历史总欲说还休地要告诉我们什么?一个游戏取代另一个游戏能证明前者一定更优越吗?在每个不同的游戏世界里,都有他们的无形的条文无法说出,一旦说出,你会懊恼地发现游戏还是游戏。你只有审视自我,回到人群的宽广处,他们的游戏规则无需说出。
青石向晚,天边,古老的满月正反复升起。
4、其它
市井间,总有屠龙宝刀、倚天长剑的传说。
有时候,忍不了胡思乱想一下,你说小镇的人群中会不会隐有江湖客呢?比如:荆轲。他会不会在茶馆里藏刀眉间、匿剑于心?然后,平稳地端起一杯清茶,缓缓道:“秦王,请了!”当然,这只是一个杯茶江湖的历史情绪。不过,也不算荒唐吧!不然,为何陶潜还紧紧握住荆轲的剑,定庵何以有“吟到恩仇心事涌,江湖侠骨恐无多”?

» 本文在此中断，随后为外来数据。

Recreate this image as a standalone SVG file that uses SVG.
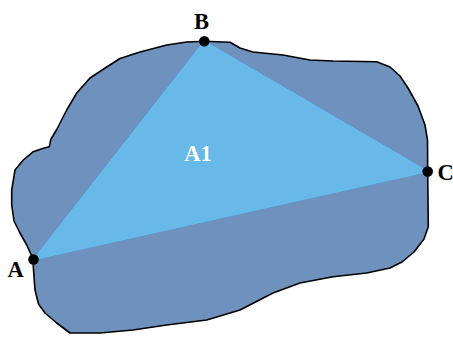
<svg xmlns="http://www.w3.org/2000/svg" width="453" height="337" viewBox="0 0 453 337">
<style>
.lbl{font-family:"Liberation Serif","Times New Roman",serif;font-weight:bold;font-size:22.5px;fill:#000}
.dot{fill:#000}
</style>
<rect width="453" height="337" fill="#fff"/>
<g id="region">
<path d="M33.3,259.3 L26.7,245 L20,233 L14,221 L11.7,205 L11.7,190 L15,170 L23.3,160 L33.3,151.7 L43.3,148.3 L49.3,146.7 L51,139 L57,129 L66.7,110 L76.7,93 L90,78 L106.7,67 L120,58.5 L140,52 L166.7,45 L186.7,42 L204.3,41.3 L230,42.3 L240,48 L253,52 L283,55 L310,60 L333,61 L376.7,61.7 L390,67 L400,76 L408,88 L418,106 L425,125 L427.5,140 L427.7,171.7 L428.3,226.7 L424,239 L414,252 L402,262 L390,268 L366.7,273 L333,276.7 L300,283 L273,293 L240,310 L206.7,320 L166.7,325 L133,330 L100,333 L70,333 L56.7,323 L45,313 L38.5,304 L35,290 L33.3,267 Z" fill="#6E91BD" stroke="#000" stroke-width="1.6" stroke-linejoin="round"/>
</g>
<g id="triangle">
<polygon points="33.5,259.5 204.3,41.3 427.7,171.5" fill="#68B8E8" stroke="#5EC0F5" stroke-width="1.2"/>
<text class="lbl" x="198" y="160.5" text-anchor="middle" style="fill:#fff">A1</text>
</g>
<g id="A">
<circle class="dot" cx="33.5" cy="259.5" r="5.3"/>
<text class="lbl" x="15.5" y="276.5" text-anchor="middle">A</text>
</g>
<g id="B">
<circle class="dot" cx="204.3" cy="41.3" r="5.3"/>
<text class="lbl" x="201.5" y="28.5" text-anchor="middle">B</text>
</g>
<g id="C">
<circle class="dot" cx="427.7" cy="171.5" r="5.3"/>
<text class="lbl" x="437.5" y="180">C</text>
</g>
</svg>
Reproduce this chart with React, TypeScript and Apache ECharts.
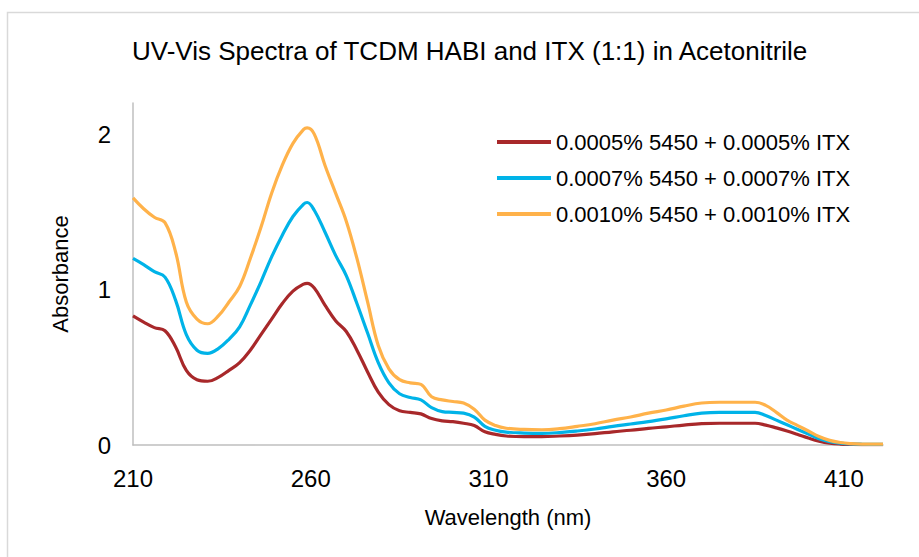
import React, { useEffect, useRef } from "react";
import * as echarts from "echarts";

const wavelengths = [210, 213, 216, 219, 222, 225, 228, 231, 234, 237, 240, 243, 246, 249, 252, 255, 258, 259, 261, 264, 267, 270, 273, 276, 279, 282, 285, 288, 291, 294, 297, 300, 303, 306, 309, 312, 315, 320, 325, 330, 335, 340, 345, 350, 355, 360, 365, 370, 375, 380, 385, 388, 391, 394, 397, 400, 403, 406, 409, 412, 415, 421];

const red = [0.83, 0.79, 0.755, 0.735, 0.63, 0.48, 0.42, 0.41, 0.435, 0.48, 0.53, 0.61, 0.71, 0.81, 0.91, 0.99, 1.035, 1.04, 1.01, 0.9, 0.8, 0.73, 0.61, 0.47, 0.34, 0.26, 0.22, 0.21, 0.2, 0.17, 0.155, 0.15, 0.14, 0.125, 0.085, 0.068, 0.058, 0.054, 0.054, 0.058, 0.064, 0.073, 0.085, 0.095, 0.107, 0.117, 0.128, 0.137, 0.14, 0.14, 0.14, 0.128, 0.11, 0.09, 0.068, 0.045, 0.025, 0.012, 0.006, 0.004, 0.003, 0.003];

const blue = [1.2, 1.16, 1.115, 1.08, 0.93, 0.71, 0.61, 0.59, 0.62, 0.68, 0.76, 0.9, 1.05, 1.21, 1.35, 1.47, 1.55, 1.56, 1.51, 1.37, 1.22, 1.09, 0.91, 0.72, 0.53, 0.4, 0.33, 0.305, 0.29, 0.24, 0.215, 0.21, 0.205, 0.18, 0.12, 0.095, 0.083, 0.077, 0.075, 0.08, 0.09, 0.103, 0.12, 0.135, 0.15, 0.168, 0.188, 0.205, 0.21, 0.21, 0.21, 0.19, 0.16, 0.13, 0.1, 0.07, 0.04, 0.022, 0.012, 0.007, 0.005, 0.004];

const orange = [1.59, 1.52, 1.465, 1.43, 1.24, 0.92, 0.81, 0.78, 0.83, 0.92, 1.02, 1.2, 1.4, 1.62, 1.8, 1.94, 2.03, 2.04, 2.0, 1.8, 1.62, 1.44, 1.2, 0.92, 0.64, 0.49, 0.42, 0.4, 0.39, 0.31, 0.29, 0.28, 0.27, 0.23, 0.16, 0.125, 0.108, 0.1, 0.098, 0.105, 0.12, 0.137, 0.16, 0.18, 0.205, 0.225, 0.25, 0.27, 0.275, 0.275, 0.275, 0.255, 0.21, 0.16, 0.125, 0.09, 0.055, 0.03, 0.016, 0.009, 0.006, 0.005];

const seriesNames = [
  "0.0005% 5450 + 0.0005% ITX",
  "0.0007% 5450 + 0.0007% ITX",
  "0.0010% 5450 + 0.0010% ITX",
];
const seriesColors = ["#A8282A", "#00B3E8", "#FFB24A"];

const X_START = 210;
const X_END = 421;

const FONT = "'Liberation Sans', Arial, sans-serif";

export default function App() {
  const ref = useRef<HTMLDivElement>(null);
  useEffect(() => {
    if (!ref.current) return;
    const chart = echarts.init(ref.current, undefined, { renderer: "svg" });
    const all = [red, blue, orange];
    chart.setOption({
      animation: false,
      backgroundColor: "#ffffff",
      textStyle: { fontFamily: FONT },
      title: {
        text: "UV-Vis Spectra of TCDM HABI and ITX (1:1) in Acetonitrile",
        left: 127,
        top: 33,
        textStyle: { fontFamily: FONT, fontSize: 26, fontWeight: "normal", color: "#000" },
      },
      graphic: [
        {
          type: "rect",
          shape: { x: 7.5, y: 12.5, width: 1000, height: 1000 },
          style: { fill: "none", stroke: "#d9d9d9", lineWidth: 1.5 },
          silent: true,
          z: -1,
        },
      ],
      legend: {
        orient: "vertical",
        left: 492,
        top: 126,
        itemWidth: 54,
        itemHeight: 4,
        itemGap: 14,
        icon: "rect",
        textStyle: { fontFamily: FONT, fontSize: 22, color: "#000" },
        data: seriesNames,
      },
      grid: { left: 133, right: 36, top: 103, bottom: 112, containLabel: false },
      xAxis: {
        type: "value",
        min: 0,
        max: X_END - X_START,
        interval: 50,
        name: "Wavelength (nm)",
        nameLocation: "middle",
        nameGap: 61,
        nameTextStyle: { fontFamily: FONT, fontSize: 22, color: "#000" },
        axisLine: { show: true, lineStyle: { color: "#bfbfbf", width: 1.5 } },
        axisTick: { show: false },
        splitLine: { show: false },
        axisLabel: {
          fontFamily: FONT,
          fontSize: 24,
          color: "#000",
          margin: 21,
          showMaxLabel: false,
          formatter: (v: number) => String(v + X_START),
        },
      },
      yAxis: {
        type: "value",
        min: 0,
        max: 2.2,
        interval: 1,
        name: "Absorbance",
        nameLocation: "middle",
        nameGap: 62,
        nameRotate: 90,
        nameTextStyle: { fontFamily: FONT, fontSize: 22, color: "#000" },
        axisLine: { show: true, lineStyle: { color: "#bfbfbf", width: 1.5 } },
        axisTick: { show: false },
        splitLine: { show: false },
        axisLabel: {
          fontFamily: FONT,
          fontSize: 24,
          color: "#000",
          margin: 22,
          showMaxLabel: false,
        },
      },
      series: seriesNames.map((name, i) => ({
        name,
        type: "line",
        showSymbol: false,
        symbol: "none",
        smooth: 0.4,
        lineStyle: { color: seriesColors[i], width: 3.2 },
        itemStyle: { color: seriesColors[i] },
        data: wavelengths.map((w, j) => [w - X_START, all[i][j]]),
      })),
    });
    return () => chart.dispose();
  }, []);
  return (
    <div
      ref={ref}
      style={{ position: "fixed", left: 0, top: 0, width: 919, height: 557, background: "#fff" }}
    />
  );
}
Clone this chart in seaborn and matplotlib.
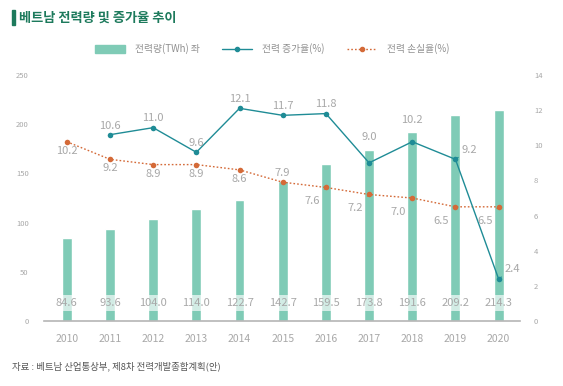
import pandas as pd
import matplotlib.pyplot as plt
import seaborn as sns
from matplotlib.patches import Rectangle
from matplotlib.lines import Line2D
from matplotlib.patches import Patch

years = ['2010', '2011', '2012', '2013', '2014', '2015', '2016', '2017', '2018', '2019', '2020']
power_twh = [84.6, 93.6, 104.0, 114.0, 122.7, 142.7, 159.5, 173.8, 191.6, 209.2, 214.3]
growth_years = ['2011', '2012', '2013', '2014', '2015', '2016', '2017', '2018', '2019', '2020']
growth_rate = [10.6, 11.0, 9.6, 12.1, 11.7, 11.8, 9.0, 10.2, 9.2, 2.4]
loss_rate = [10.2, 9.2, 8.9, 8.9, 8.6, 7.9, 7.6, 7.2, 7.0, 6.5, 6.5]

BAR = '#7fcbb6'
TEAL = '#1f8c96'
ORANGE = '#d46a38'
GRAY = '#a8a8a8'

sns.set_theme(style='white')
plt.rcParams['font.family'] = ['Noto Sans CJK KR', 'DejaVu Sans']

df = pd.DataFrame({'year': years, 'power': power_twh, 'loss': loss_rate,
                   'x': range(len(years))})
gdf = pd.DataFrame({'year': growth_years, 'growth': growth_rate,
                    'x': [years.index(y) for y in growth_years]})

fig = plt.figure(figsize=(5.63, 3.86), dpi=100)
ax = fig.add_axes([0.078, 0.168, 0.846, 0.638])

sns.barplot(data=df, x='x', y='power', color=BAR, width=0.23, ax=ax,
            saturation=1, native_scale=True)
ax.set_xlim(-0.53, 10.5)
ax.set_ylim(0, 250)
ax.set_yticks(range(0, 251, 50))
ax.set_xticks(range(len(years)))
ax.set_xticklabels(years)
ax.tick_params(axis='x', length=0, pad=9, labelsize=7.5, labelcolor=GRAY)
ax.tick_params(axis='y', length=0, pad=11, labelsize=5.5, labelcolor=GRAY)
ax.set_xlabel('')
ax.set_ylabel('')
for s in ['top', 'left', 'right']:
    ax.spines[s].set_visible(False)
ax.spines['bottom'].set_color('#b5b5b5')
ax.spines['bottom'].set_linewidth(1.2)

# bar value labels
for i, v in enumerate(power_twh):
    ax.text(i, 18.5, f'{v:.1f}', ha='center', va='center', fontsize=8, color=GRAY,
            bbox=dict(boxstyle='square,pad=0.25', fc='white', ec='none', alpha=0.65))

ax2 = ax.twinx()
sns.lineplot(data=df, x='x', y='loss', color=ORANGE, linestyle=(0, (1.2, 1.5)),
             linewidth=1, marker='o', markersize=4, markeredgewidth=0, ax=ax2)
sns.lineplot(data=gdf, x='x', y='growth', color=TEAL, linewidth=1,
             marker='o', markersize=4, markeredgewidth=0, ax=ax2)
ax2.set_ylim(0, 14)
ax2.set_yticks(range(0, 15, 2))
ax2.tick_params(axis='y', length=0, pad=10, labelsize=5.5, labelcolor=GRAY)
ax2.set_ylabel('')
for s in ax2.spines.values():
    s.set_visible(False)

# growth labels (extra lift where the label would sit on a bar)
lift = {'2017': 12, '2018': 9}
for yr, x, v in zip(growth_years, gdf['x'], growth_rate):
    if x >= 9:
        ax2.annotate(f'{v:.1f}', (x, v), xytext=(10, 7), textcoords='offset points',
                     ha='center', va='center', fontsize=8, color=GRAY,
                     arrowprops=dict(arrowstyle='-', color=TEAL, lw=0.8,
                                     shrinkA=4, shrinkB=0))
    else:
        ax2.annotate(f'{v:.1f}', (x, v), xytext=(0, 3 + lift.get(yr, 0)),
                     textcoords='offset points',
                     ha='center', va='bottom', fontsize=8, color=GRAY)

# loss labels
for x, v in enumerate(loss_rate):
    if x >= 6:
        ax2.annotate(f'{v:.1f}', (x, v), xytext=(-10, -10), textcoords='offset points',
                     ha='center', va='center', fontsize=8, color=GRAY,
                     arrowprops=dict(arrowstyle='-', color=ORANGE, lw=0.8,
                                     shrinkA=4, shrinkB=0))
    elif x == 5:
        ax2.annotate(f'{v:.1f}', (x, v), xytext=(0, 3), textcoords='offset points',
                     ha='center', va='bottom', fontsize=8, color=GRAY)
    else:
        ax2.annotate(f'{v:.1f}', (x, v), xytext=(0, -3), textcoords='offset points',
                     ha='center', va='top', fontsize=8, color=GRAY)

# legend
handles = [Patch(color=BAR),
           Line2D([], [], color=TEAL, lw=1, marker='o', markersize=3),
           Line2D([], [], color=ORANGE, lw=1, linestyle=(0, (1.2, 1.5)), marker='o', markersize=3)]
labels = ['전력량(TWh) 좌', '전력 증가율(%)', '전력 손실율(%)']
fig.legend(handles, labels, loc='center', bbox_to_anchor=(0.483, 0.873), ncol=3,
           frameon=False, fontsize=7, labelcolor='#909090', handlelength=3.1,
           handleheight=0.9, columnspacing=2.3, handletextpad=1.0)

# title and source
fig.patches.append(Rectangle((0.021, 0.935), 0.005, 0.04, transform=fig.transFigure,
                             color='#1d7a5c'))
fig.text(0.034, 0.955, '베트남 전력량 및 증가율 추이', fontsize=9.5, fontweight='bold',
         color='#1d7a5c', va='center', ha='left')
fig.text(0.021, 0.052, '자료 : 베트남 산업통상부, 제8차 전력개발종합계획(안)', fontsize=6.8,
         color='#555555', va='center', ha='left')

fig.savefig('out.png', dpi=100)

话题回到镇上吧!我不喜欢把江湖客理解为街头摆个摊,买点把式、狗皮膏药、耍耍魔术之流。你非要翻开一个词语的解释的话,不如翻翻一卷史书,看看有没有刀剑篇的人潮汹涌?也许你会说,他们不过是些追求他们的幸福的平常人家,作为个体的江湖客还是应该返回街头,那里有属于他们自己的恩怨情仇,史书地摊上已载不起太沉的梦。
是啊!书中,荆轲剑沉、陶潜留香、定庵啸远。小镇偶尔路过,昨日茶馆的袍哥人家都已远去了。茶里,你能记起什么,同时你就将忘掉什么。
江湖浩渺,莫如归去,但看郁郁黄花、青青翠竹!一个人、一杯茶,但饮之。还是以山谷的《茶磨铭》来结束吧!
——楚云散尽,燕山雪飞。江湖归梦,从此祛机。